A fire engulfed a Russian military research institute involved in developing air defense systems and killed seven people, local officials said of the blaze that broke out in the facility northwest of Moscow on Thursday.
Russian television showed thick black smoke rising from the yellow four-story building that houses the Central Research Institute of the Russian Air and Space Forces in the city of Tver, about 160 kilometers from the capital.
Local authorities said 25 people were injured in the fire, state-owned news agency TASS reported, citing emergency services, and that at least 10 people were missing.
Initial reports said regional military prosecutors were investigating the cause of the blaze. TASS said early findings pointed to aging wiring as a contributing factor.
The Defense Ministry said the institute focuses on research related to Russian air and space defense, as well as the development of anti-aircraft systems.
The incident was followed hours later by unconfirmed reports of a fire at one of Russia's largest chemical plants.
Images on social media purported to show a large fire at the Dmitrievsky chemical plant in Kinsehma, about 400 km northeast of Moscow.
They showed smoke rising from the facility, which describes itself on its website as the largest producer of butyl acetate and industrial solvents in Russia and Eastern Europe.
There was no official cause given for either of the fires.
Independent media reported on Thursday that as many as five Russian military enlistment offices have been set on fire since the start of the country's special military operation in Ukraine.
In battlefield gains, Russian federal lawmaker Adam Delimkhanov said Russian troops had successfully "destroyed" the besieged Ukrainian port city of Mariupol, according to a video posted by Chechen leader Ramzan Kadyrov late on Thursday.
President Vladimir Putin hailed the "liberation" of Mariupol early on Thursday and ordered that the remaining Ukrainian forces be blockaded inside a steel plant where they had mounted a last stand.
However, Ukrainian President Volodymyr Zelensky said on Friday that Mariupol was continuing to "resist" as the battle went on.
Ukrainian officials have appealed for an immediate humanitarian corridor to allow civilians and wounded fighters to leave the sprawling Azovstal steel plant.
Zelensky said Russia had rejected a proposed truce over the Orthodox Christian Easter holiday this weekend. He also accused Russia of laying the groundwork for a referendum to cement its control of areas in eastern Ukraine.

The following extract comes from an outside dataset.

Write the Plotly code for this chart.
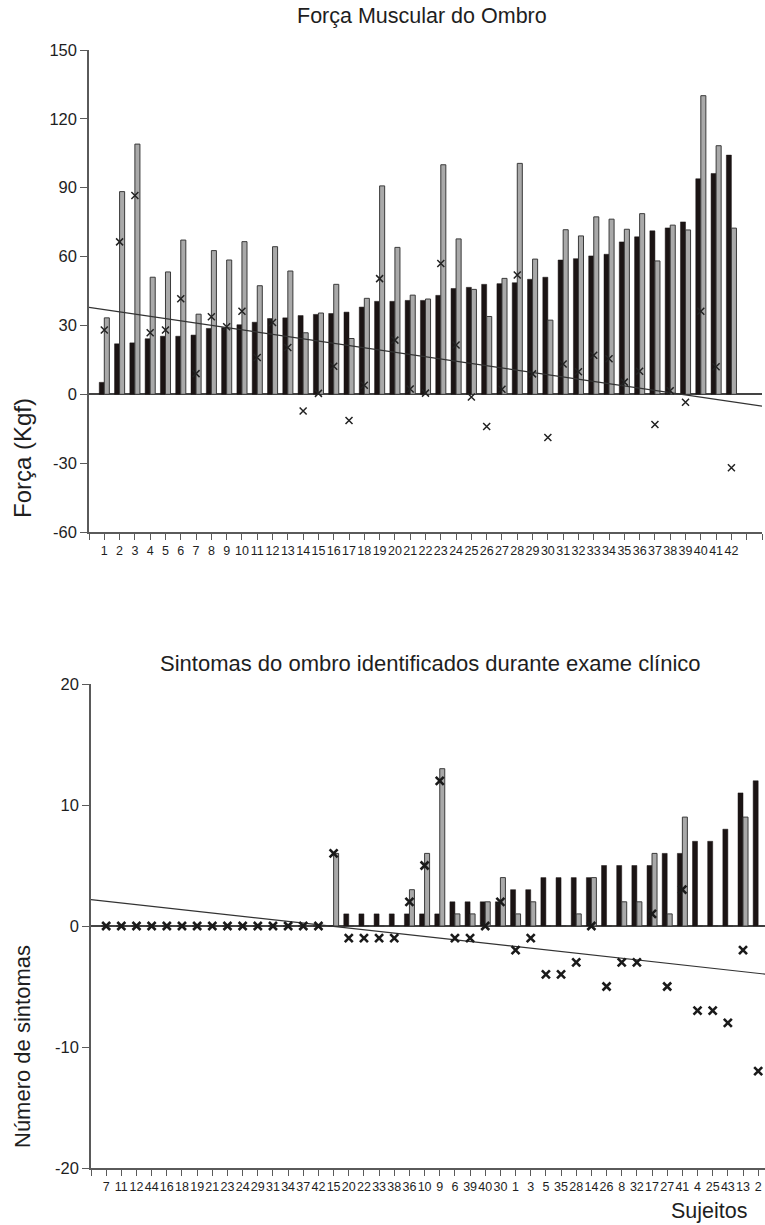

Russian Ambassador to the US Anatoly Antonov said the military operation in Ukraine is still aimed at the demilitarization and denazification of the country, and Moscow will ensure that the country has a nonnuclear and neutral status.
Also on Thursday, Russia imposed personal sanctions on 29 US citizens, including Vice-President Kamala Harris and Meta CEO Mark Zuckerberg, and 61 Canadian citizens, said the Russian Foreign Ministry.
The move is in response to the anti-Russian sanctions imposed by the administration of US President Joe Biden, the ministry said.
It also said the "stop list" would be expanded in the near future, in response to the hostile actions carried out by the United States and Canada.